GIVEN DATA:
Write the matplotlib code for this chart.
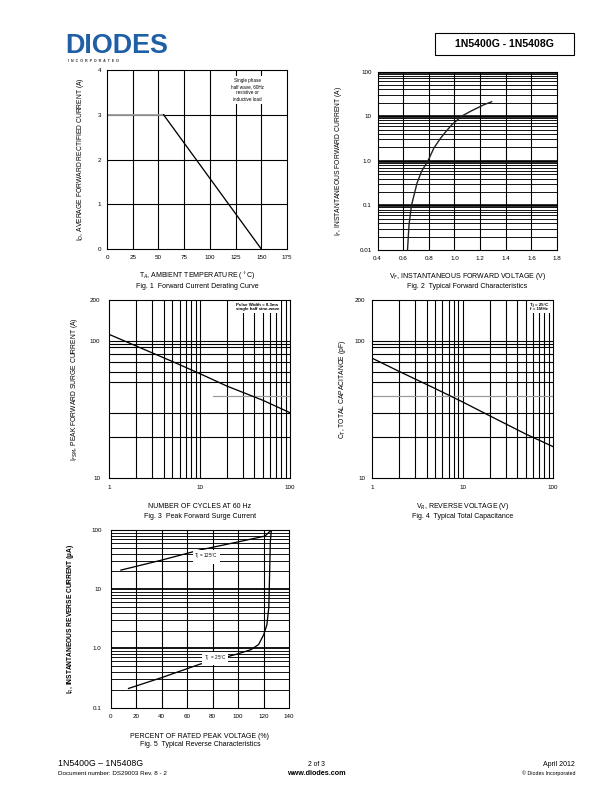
import matplotlib.pyplot as plt
from matplotlib.lines import Line2D

plt.rcParams['font.family'] = ['Liberation Sans', 'DejaVu Sans']

# ---- data ----
# Fig. 1 derating curve
temp_flat = [0, 55]
io_flat = [3, 3]
temp_slope = [55, 150]
io_slope = [3, 0]

# Fig. 2 forward characteristics
vf = [0.634, 0.646, 0.665, 0.709, 0.743, 0.794, 0.84, 0.892, 0.933, 0.98,
      1.057, 1.13, 1.23, 1.29]
i_f = [0.01, 0.037, 0.1, 0.32, 0.575, 1.0, 1.93, 3.2, 4.5, 6.4,
       10, 13, 18, 21]

# Fig. 3 surge current
cycles = [1, 2, 5, 10, 20, 50, 100]
ifsm = [112, 92, 71, 58, 47, 37, 30]

# Fig. 4 capacitance
vr = [1, 2, 5, 10, 20, 50, 100]
ct = [75, 60, 45, 36, 28.5, 21, 17]

# Fig. 5 reverse characteristics
pct_125 = [8, 40, 70, 100, 121, 126]
ir_125 = [21, 31, 46, 63, 79, 100]
pct_25 = [14, 40, 70, 100, 110, 116, 120, 122.5, 124, 124.6, 125.2, 126]
ir_25 = [0.21, 0.32, 0.54, 0.81, 0.95, 1.16, 1.7, 2.5, 4.9, 17, 63, 100]

W, H = 612, 792
fig = plt.figure(figsize=(W / 72, H / 72), dpi=72)


def ax_at(x0, y0, x1, y1):
    return fig.add_axes([x0 / W, 1 - y1 / H, (x1 - x0) / W, (y1 - y0) / H])


def txt(x, y, s, **kw):
    fig.text(x / W, 1 - y / H, s, **kw)


def log_lines(lo_dec, hi_dec):
    out = []
    d = lo_dec
    while d < hi_dec:
        for m in range(2, 10):
            out.append(m * d)
        d *= 10
    return out


def style(ax, pad_x=6, pad_y=5):
    ax.minorticks_off()
    ax.tick_params(length=0, labelsize=6.3)
    ax.tick_params(axis='x', pad=pad_x)
    ax.tick_params(axis='y', pad=pad_y)
    for s in ax.spines.values():
        s.set_linewidth(1.1)
        s.set_zorder(5)


def labels(ax, ylab_x, ylab, xlab_y, xlab, cap_y, cap, ybold=False):
    b = ax.get_position()
    yc = H - (b.y0 + b.height / 2) * H
    xc = (b.x0 + b.width / 2) * W
    txt(ylab_x, yc, ylab, rotation=90, ha='center', va='center',
        fontsize=6.6 if ybold else 6.8, fontweight='bold' if ybold else 'normal')
    txt(xc, xlab_y, xlab, ha='center', va='center', fontsize=7)
    txt(xc, cap_y, cap, ha='center', va='center', fontsize=7)


# ---- Fig. 1 ----
ax1 = ax_at(107, 70, 287, 249)
ax1.set_xlim(0, 175)
ax1.set_ylim(0, 4)
for x in [25, 50, 75, 100, 125, 150]:
    ax1.axvline(x, color='black', lw=1.1)
for y in [1, 2, 3]:
    ax1.axhline(y, color='black', lw=1.1)
ax1.plot(temp_flat, io_flat, color='#9a9a9a', lw=1.8, zorder=3)
ax1.plot(temp_slope, io_slope, color='black', lw=1.3, zorder=3)
ax1.set_xticks([0, 25, 50, 75, 100, 125, 150, 175])
ax1.set_yticks([0, 1, 2, 3, 4])
style(ax1, pad_x=6, pad_y=6)
ax1.text(0.778, 0.955, 'Single phase\nhalf wave, 60Hz\nresistive or\ninductive load',
         transform=ax1.transAxes, ha='center', va='top', fontsize=4.6, linespacing=1.3,
         zorder=6, bbox=dict(fc='white', ec='none', pad=2))
labels(ax1, 80, r'I$_O$, AVERAGE FORWARD RECTIFIED CURRENT (A)',
       276, r'T$_A$, AMBIENT TEMPERATURE ($^\circ$C)',
       287, 'Fig. 1  Forward Current Derating Curve')

# ---- Fig. 2 ----
ax2 = ax_at(377.5, 71.5, 557, 250)
ax2.set_yscale('log')
ax2.set_xlim(0.4, 1.8)
ax2.set_ylim(0.01, 100)
for x in [0.6, 0.8, 1.0, 1.2, 1.4, 1.6]:
    ax2.axvline(x, color='black', lw=1.1)
for y in log_lines(0.01, 100):
    ax2.axhline(y, color='black', lw=0.9)
for y in [0.1, 1, 10, 100]:
    ax2.axhline(y, color='black', lw=2.6)
ax2.plot(vf, i_f, color='#222222', lw=1.4, zorder=3)
ax2.set_xticks([0.4, 0.6, 0.8, 1.0, 1.2, 1.4, 1.6, 1.8])
ax2.set_xticklabels(['0.4', '0.6', '0.8', '1.0', '1.2', '1.4', '1.6', '1.8'])
ax2.set_yticks([0.01, 0.1, 1, 10, 100])
ax2.set_yticklabels(['0.01', '0.1', '1.0', '10', '100'])
style(ax2, pad_x=6, pad_y=6)
labels(ax2, 338, r'I$_F$, INSTANTANEOUS FORWARD CURRENT (A)',
       276, r'V$_F$, INSTANTANEOUS FORWARD VOLTAGE (V)',
       287, 'Fig. 2  Typical Forward Characteristics')

# ---- Fig. 3 ----
ax3 = ax_at(109.3, 300, 290, 478)
ax3.set_xscale('log')
ax3.set_yscale('log')
ax3.set_xlim(1, 100)
ax3.set_ylim(10, 200)
for x in log_lines(1, 100)[:8] + [10] + log_lines(10, 100):
    ax3.axvline(x, color='black', lw=1.1)
for y in [20, 30, 50, 60, 70, 80, 90, 95, 100]:
    ax3.axhline(y, color='black', lw=1.1)
ax3.plot([14, 100], [40, 40], color='#9a9a9a', lw=1.2)
ax3.plot(cycles, ifsm, color='black', lw=1.3, zorder=3)
ax3.set_xticks([1, 10, 100])
ax3.set_xticklabels(['1', '10', '100'])
ax3.set_yticks([10, 100, 200])
ax3.set_yticklabels(['10', '100', '200'])
style(ax3, pad_x=7, pad_y=9)
ax3.text(0.82, 0.985, 'Pulse Width = 8.3ms\nsingle half sine-wave',
         transform=ax3.transAxes, ha='center', va='top', fontsize=4.4,
         fontweight='bold', linespacing=1.2, zorder=6,
         bbox=dict(fc='white', ec='none', pad=1.5))
labels(ax3, 75, r'I$_{FSM}$, PEAK FORWARD SURGE CURRENT (A)',
       507, 'NUMBER OF CYCLES AT 60 Hz',
       517, 'Fig. 3  Peak Forward Surge Current')

# ---- Fig. 4 ----
ax4 = ax_at(372.3, 300, 552.7, 478)
ax4.set_xscale('log')
ax4.set_yscale('log')
ax4.set_xlim(1, 100)
ax4.set_ylim(10, 200)
for x in log_lines(1, 100)[:8] + [10] + log_lines(10, 100):
    ax4.axvline(x, color='black', lw=1.1)
for y in [20, 30, 50, 60, 70, 80, 90, 95, 100]:
    ax4.axhline(y, color='black', lw=1.1)
ax4.axhline(40, color='#9a9a9a', lw=1.2)
ax4.plot(vr, ct, color='black', lw=1.3, zorder=3)
ax4.set_xticks([1, 10, 100])
ax4.set_xticklabels(['1', '10', '100'])
ax4.set_yticks([10, 100, 200])
ax4.set_yticklabels(['10', '100', '200'])
style(ax4, pad_x=7, pad_y=7)
ax4.text(0.875, 0.985, 'Tj = 25°C\nf = 1MHz',
         transform=ax4.transAxes, ha='left', va='top', fontsize=4.4,
         fontweight='bold', linespacing=1.2, zorder=6,
         bbox=dict(fc='white', ec='none', pad=1.5))
labels(ax4, 342, r'C$_T$, TOTAL CAPACITANCE (pF)',
       507, r'V$_R$, REVERSE VOLTAGE (V)',
       517, 'Fig. 4  Typical Total Capacitance')

# ---- Fig. 5 ----
ax5 = ax_at(110.7, 530, 289.2, 707.5)
ax5.set_yscale('log')
ax5.set_xlim(0, 140)
ax5.set_ylim(0.1, 100)
for x in [20, 40, 60, 80, 100, 120]:
    ax5.axvline(x, color='black', lw=1.1)
for y in log_lines(0.1, 100):
    ax5.axhline(y, color='black', lw=0.9)
for y in [1, 10]:
    ax5.axhline(y, color='black', lw=1.8)
ax5.plot(pct_125, ir_125, color='black', lw=1.3, zorder=3)
ax5.plot(pct_25, ir_25, color='black', lw=1.3, zorder=3)
ax5.set_xticks([0, 20, 40, 60, 80, 100, 120, 140])
ax5.set_yticks([0.1, 1, 10, 100])
ax5.set_yticklabels(['0.1', '1.0', '10', '100'])
style(ax5, pad_x=7, pad_y=9)
ax5.text(0.535, 0.848, r'T$_j$ = 125°C', transform=ax5.transAxes,
         ha='center', va='center', fontsize=4.6, zorder=6,
         bbox=dict(fc='white', ec='none', pad=1.5))
ax5.text(0.585, 0.275, r'T$_j$  = 25°C', transform=ax5.transAxes,
         ha='center', va='center', fontsize=4.6, zorder=6,
         bbox=dict(fc='white', ec='none', pad=1.5))
labels(ax5, 70, r'I$_R$, INSTANTANEOUS REVERSE CURRENT (µA)',
       736, 'PERCENT OF RATED PEAK VOLTAGE (%)',
       745, 'Fig. 5  Typical Reverse Characteristics', ybold=True)

# ---- header ----
blue = '#1f5fa6'
txt(65, 46, 'DIODES', fontsize=27, fontweight='bold', color=blue,
    ha='left', va='center')
for yy in [41, 47.5]:
    fig.add_artist(Line2D([66 / W, 170 / W], [1 - yy / H, 1 - yy / H],
                          color='white', lw=1.0, transform=fig.transFigure))
txt(68, 60.5, 'I  N  C  O  R  P  O  R  A  T  E  D', fontsize=3.6,
    fontweight='bold', color='#333333', ha='left', va='center')
fig.add_artist(plt.Rectangle((435 / W, 1 - 55 / H), 139 / W, 22 / H,
                             fill=False, ec='black', lw=1.1,
                             transform=fig.transFigure))
txt(504.5, 44, '1N5400G - 1N5408G', fontsize=10.5, fontweight='bold',
    ha='center', va='center')

# ---- footer ----
txt(58, 764, '1N5400G – 1N5408G', fontsize=8.8, ha='left', va='center')
txt(58, 773.5, 'Document number: DS29003 Rev. 8 - 2', fontsize=6.3,
    ha='left', va='center')
txt(316, 764, '2 of 3', fontsize=6.8, ha='center', va='center')
txt(316, 773.5, 'www.diodes.com', fontsize=7.3, fontweight='bold',
    ha='center', va='center')
txt(575, 764, 'April 2012', fontsize=7, ha='right', va='center')
txt(575, 773.5, '© Diodes Incorporated', fontsize=5.3, ha='right',
    va='center')

fig.savefig('out.png', dpi=72)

WHAT IS EXPECTED:
Please take the lines from the beginning of the data above through the line holding "10, 13, 18, 21]" and transcribe them exactly, without any pictures.

PROBLEM SOLUTION:
Write the matplotlib code for this chart.
import matplotlib.pyplot as plt
from matplotlib.lines import Line2D

plt.rcParams['font.family'] = ['Liberation Sans', 'DejaVu Sans']

# ---- data ----
# Fig. 1 derating curve
temp_flat = [0, 55]
io_flat = [3, 3]
temp_slope = [55, 150]
io_slope = [3, 0]

# Fig. 2 forward characteristics
vf = [0.634, 0.646, 0.665, 0.709, 0.743, 0.794, 0.84, 0.892, 0.933, 0.98,
      1.057, 1.13, 1.23, 1.29]
i_f = [0.01, 0.037, 0.1, 0.32, 0.575, 1.0, 1.93, 3.2, 4.5, 6.4,
       10, 13, 18, 21]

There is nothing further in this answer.